The problem>
Print the lines of the listing below verbatim from its first line through the line bearing "from matplotlib.lines import Line2D". Any pictures are to be omitted.

Material>

........

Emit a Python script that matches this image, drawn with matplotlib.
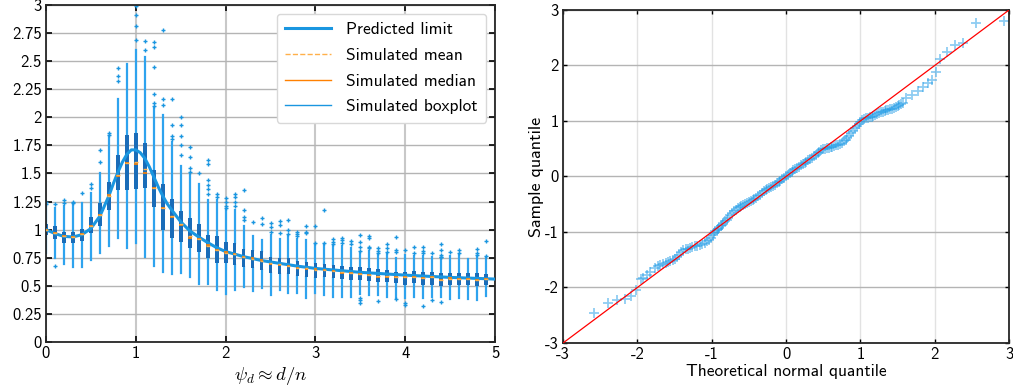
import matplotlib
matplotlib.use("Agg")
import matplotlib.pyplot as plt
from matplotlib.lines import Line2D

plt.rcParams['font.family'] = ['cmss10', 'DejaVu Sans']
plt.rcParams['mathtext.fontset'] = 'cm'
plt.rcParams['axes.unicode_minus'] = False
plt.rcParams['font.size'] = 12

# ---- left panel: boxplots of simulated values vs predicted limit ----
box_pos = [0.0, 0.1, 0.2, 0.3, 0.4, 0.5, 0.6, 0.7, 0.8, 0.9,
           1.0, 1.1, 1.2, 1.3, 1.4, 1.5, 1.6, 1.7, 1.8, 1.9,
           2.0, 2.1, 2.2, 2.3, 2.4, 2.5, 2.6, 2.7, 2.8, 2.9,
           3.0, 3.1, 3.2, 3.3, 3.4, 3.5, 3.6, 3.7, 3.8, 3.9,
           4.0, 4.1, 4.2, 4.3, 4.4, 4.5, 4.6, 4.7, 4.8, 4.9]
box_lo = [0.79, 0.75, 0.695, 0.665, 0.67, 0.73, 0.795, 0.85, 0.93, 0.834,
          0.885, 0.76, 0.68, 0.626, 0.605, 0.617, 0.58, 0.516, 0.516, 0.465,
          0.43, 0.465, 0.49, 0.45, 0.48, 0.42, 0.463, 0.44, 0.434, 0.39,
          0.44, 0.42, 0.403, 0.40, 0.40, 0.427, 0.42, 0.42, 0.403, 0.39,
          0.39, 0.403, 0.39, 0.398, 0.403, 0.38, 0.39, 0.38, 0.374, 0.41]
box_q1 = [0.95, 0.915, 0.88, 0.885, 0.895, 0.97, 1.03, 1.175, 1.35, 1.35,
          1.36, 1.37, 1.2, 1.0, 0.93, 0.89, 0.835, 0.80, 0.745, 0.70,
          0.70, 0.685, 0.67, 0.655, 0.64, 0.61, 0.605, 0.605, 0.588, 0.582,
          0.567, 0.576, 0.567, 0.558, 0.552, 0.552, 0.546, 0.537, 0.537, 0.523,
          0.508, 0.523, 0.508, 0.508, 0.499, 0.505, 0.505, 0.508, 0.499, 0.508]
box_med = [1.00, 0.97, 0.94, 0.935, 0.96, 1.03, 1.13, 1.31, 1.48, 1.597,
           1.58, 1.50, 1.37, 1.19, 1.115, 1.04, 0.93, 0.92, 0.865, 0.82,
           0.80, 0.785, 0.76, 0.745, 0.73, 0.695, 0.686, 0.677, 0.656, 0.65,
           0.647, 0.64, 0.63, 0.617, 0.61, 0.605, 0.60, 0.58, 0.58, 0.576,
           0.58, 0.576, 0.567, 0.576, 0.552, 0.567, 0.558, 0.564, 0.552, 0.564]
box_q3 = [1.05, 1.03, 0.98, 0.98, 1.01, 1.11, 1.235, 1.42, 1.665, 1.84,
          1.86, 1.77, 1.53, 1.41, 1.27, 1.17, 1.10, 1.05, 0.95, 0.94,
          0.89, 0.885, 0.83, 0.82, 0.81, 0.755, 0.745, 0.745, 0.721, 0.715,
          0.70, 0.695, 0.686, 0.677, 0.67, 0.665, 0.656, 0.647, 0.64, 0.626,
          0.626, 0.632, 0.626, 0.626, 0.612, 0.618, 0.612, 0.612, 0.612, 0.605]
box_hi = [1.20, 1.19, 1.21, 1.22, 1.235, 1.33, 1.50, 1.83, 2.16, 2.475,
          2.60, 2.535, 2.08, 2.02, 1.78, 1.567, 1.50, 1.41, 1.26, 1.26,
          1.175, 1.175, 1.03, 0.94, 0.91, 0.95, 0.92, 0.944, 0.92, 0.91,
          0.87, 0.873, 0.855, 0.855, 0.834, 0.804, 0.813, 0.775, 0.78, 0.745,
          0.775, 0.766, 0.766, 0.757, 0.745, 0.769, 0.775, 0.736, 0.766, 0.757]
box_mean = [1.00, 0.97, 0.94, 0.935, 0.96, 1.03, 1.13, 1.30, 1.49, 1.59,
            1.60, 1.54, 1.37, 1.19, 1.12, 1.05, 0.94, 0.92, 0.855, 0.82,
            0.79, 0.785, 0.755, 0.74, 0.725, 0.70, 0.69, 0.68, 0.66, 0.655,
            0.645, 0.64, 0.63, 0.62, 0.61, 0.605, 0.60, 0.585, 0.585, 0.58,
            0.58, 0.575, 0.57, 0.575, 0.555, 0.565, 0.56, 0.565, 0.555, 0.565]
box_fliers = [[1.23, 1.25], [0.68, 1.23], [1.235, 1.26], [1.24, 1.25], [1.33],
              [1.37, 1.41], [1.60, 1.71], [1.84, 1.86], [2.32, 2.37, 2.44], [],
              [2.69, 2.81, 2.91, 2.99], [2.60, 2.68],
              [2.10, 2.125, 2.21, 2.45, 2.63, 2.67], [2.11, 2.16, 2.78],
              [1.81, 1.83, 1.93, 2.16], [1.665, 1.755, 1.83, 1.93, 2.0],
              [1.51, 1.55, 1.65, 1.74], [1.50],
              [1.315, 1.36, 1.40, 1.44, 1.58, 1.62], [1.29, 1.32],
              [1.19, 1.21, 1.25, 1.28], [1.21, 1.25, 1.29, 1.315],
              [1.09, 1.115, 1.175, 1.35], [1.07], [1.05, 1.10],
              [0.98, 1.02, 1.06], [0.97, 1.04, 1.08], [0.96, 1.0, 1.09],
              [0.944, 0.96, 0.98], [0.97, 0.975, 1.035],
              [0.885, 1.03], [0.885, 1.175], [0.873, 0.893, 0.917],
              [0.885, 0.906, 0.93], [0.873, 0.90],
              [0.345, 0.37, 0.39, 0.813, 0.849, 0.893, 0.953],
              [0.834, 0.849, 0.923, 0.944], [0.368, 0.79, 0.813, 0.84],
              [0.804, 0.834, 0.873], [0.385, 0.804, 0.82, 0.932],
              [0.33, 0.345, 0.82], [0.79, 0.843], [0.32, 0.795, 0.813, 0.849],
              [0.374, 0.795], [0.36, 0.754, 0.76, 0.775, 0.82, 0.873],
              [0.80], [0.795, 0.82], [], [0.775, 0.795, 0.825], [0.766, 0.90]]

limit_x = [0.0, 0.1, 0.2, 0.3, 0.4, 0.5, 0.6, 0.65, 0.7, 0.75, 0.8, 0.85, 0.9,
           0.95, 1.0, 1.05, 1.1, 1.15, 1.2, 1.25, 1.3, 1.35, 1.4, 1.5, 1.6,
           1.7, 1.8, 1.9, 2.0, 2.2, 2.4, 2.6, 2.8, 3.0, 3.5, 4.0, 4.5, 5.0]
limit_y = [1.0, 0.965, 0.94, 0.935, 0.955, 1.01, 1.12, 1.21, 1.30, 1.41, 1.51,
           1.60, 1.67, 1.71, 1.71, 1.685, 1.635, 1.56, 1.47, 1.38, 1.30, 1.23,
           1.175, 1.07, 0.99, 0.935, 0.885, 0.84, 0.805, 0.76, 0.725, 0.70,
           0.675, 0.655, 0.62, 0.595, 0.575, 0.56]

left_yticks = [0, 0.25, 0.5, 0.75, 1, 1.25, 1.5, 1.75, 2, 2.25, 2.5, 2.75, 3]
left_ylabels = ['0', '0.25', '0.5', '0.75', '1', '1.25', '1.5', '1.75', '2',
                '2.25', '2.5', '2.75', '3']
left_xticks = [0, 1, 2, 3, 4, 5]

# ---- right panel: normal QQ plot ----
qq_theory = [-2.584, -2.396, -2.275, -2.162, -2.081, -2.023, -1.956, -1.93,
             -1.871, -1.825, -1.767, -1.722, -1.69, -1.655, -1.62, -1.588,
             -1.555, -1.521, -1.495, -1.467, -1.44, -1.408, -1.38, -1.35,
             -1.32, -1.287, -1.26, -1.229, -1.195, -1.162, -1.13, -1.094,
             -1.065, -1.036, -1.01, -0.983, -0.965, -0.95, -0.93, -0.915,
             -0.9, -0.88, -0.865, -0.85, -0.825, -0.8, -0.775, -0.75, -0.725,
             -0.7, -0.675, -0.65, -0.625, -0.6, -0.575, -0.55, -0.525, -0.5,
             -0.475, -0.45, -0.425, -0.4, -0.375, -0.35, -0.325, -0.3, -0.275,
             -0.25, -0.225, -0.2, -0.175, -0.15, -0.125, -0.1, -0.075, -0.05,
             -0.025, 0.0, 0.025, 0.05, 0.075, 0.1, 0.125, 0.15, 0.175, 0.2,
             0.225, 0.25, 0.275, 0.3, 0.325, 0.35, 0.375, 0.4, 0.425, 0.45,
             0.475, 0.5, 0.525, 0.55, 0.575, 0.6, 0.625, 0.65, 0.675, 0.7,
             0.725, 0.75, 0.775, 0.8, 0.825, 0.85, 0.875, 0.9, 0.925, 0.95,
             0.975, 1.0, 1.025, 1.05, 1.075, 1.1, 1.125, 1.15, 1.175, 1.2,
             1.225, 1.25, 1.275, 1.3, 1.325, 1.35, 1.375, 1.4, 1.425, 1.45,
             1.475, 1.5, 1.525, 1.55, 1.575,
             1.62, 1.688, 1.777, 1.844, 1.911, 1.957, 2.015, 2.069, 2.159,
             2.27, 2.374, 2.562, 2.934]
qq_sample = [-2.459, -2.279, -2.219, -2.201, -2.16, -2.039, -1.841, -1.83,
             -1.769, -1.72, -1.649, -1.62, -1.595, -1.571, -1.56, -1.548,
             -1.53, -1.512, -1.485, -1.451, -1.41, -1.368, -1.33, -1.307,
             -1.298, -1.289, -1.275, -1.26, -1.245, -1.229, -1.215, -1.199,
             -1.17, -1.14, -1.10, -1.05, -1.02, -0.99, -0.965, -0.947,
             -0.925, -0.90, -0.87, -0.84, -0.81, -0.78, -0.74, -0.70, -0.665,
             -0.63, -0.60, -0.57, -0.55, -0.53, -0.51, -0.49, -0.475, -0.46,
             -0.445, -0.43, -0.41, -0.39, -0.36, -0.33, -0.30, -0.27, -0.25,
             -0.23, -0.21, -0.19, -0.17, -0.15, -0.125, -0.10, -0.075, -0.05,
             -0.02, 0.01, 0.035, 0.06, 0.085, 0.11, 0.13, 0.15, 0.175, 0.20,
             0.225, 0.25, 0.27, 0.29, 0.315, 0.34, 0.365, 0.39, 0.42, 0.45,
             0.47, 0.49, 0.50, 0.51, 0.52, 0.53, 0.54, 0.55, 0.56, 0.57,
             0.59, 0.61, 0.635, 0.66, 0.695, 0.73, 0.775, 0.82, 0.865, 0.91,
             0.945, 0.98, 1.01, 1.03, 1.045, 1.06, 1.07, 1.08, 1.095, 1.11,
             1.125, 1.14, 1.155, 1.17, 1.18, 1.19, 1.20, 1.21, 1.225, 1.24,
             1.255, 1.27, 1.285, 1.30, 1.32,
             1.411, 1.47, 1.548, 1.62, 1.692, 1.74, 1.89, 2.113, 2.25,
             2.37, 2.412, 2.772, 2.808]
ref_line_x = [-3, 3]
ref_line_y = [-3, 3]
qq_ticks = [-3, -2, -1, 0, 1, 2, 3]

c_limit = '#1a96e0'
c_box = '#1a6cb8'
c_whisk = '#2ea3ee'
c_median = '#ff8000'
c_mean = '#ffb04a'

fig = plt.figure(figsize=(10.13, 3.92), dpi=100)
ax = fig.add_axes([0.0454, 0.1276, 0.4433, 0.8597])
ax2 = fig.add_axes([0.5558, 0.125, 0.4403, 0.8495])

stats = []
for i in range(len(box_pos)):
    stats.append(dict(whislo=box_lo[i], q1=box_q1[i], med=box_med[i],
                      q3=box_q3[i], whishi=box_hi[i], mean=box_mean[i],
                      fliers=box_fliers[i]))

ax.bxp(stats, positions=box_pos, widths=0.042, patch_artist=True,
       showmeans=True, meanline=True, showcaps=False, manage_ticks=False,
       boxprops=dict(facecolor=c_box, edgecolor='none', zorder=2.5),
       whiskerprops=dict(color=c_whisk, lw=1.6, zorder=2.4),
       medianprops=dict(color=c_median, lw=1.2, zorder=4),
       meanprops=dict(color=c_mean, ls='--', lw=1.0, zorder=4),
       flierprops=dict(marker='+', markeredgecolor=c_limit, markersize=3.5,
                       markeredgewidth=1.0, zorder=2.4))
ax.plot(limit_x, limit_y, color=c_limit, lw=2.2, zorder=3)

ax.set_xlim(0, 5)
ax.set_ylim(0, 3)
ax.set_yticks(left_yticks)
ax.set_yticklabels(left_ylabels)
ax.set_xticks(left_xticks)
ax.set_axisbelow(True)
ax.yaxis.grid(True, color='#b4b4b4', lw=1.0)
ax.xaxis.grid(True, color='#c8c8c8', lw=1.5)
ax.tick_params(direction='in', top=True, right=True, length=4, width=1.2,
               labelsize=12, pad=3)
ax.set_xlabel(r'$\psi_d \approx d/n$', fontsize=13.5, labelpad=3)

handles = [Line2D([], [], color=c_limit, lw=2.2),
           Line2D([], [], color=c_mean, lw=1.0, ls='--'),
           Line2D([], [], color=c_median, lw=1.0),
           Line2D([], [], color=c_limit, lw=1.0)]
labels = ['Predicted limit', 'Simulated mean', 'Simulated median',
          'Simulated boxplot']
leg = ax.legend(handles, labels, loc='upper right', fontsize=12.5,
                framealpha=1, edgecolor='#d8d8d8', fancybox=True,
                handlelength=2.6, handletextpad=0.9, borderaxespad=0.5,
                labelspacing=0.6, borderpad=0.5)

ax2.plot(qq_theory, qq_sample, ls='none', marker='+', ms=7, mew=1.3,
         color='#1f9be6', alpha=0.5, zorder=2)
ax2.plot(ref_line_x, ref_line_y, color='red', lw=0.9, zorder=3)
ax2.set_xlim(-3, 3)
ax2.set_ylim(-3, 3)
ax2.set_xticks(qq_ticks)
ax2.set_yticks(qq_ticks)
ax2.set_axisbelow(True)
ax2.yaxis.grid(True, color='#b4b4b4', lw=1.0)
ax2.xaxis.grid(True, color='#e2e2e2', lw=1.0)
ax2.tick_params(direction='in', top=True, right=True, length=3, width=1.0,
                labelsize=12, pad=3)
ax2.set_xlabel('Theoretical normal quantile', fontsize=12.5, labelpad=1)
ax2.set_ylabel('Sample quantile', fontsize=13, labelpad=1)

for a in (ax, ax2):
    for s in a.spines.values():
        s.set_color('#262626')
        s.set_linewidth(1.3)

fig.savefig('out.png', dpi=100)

........

Solution to this exercise>
Emit a Python script that matches this image, drawn with matplotlib.
import matplotlib
matplotlib.use("Agg")
import matplotlib.pyplot as plt
from matplotlib.lines import Line2D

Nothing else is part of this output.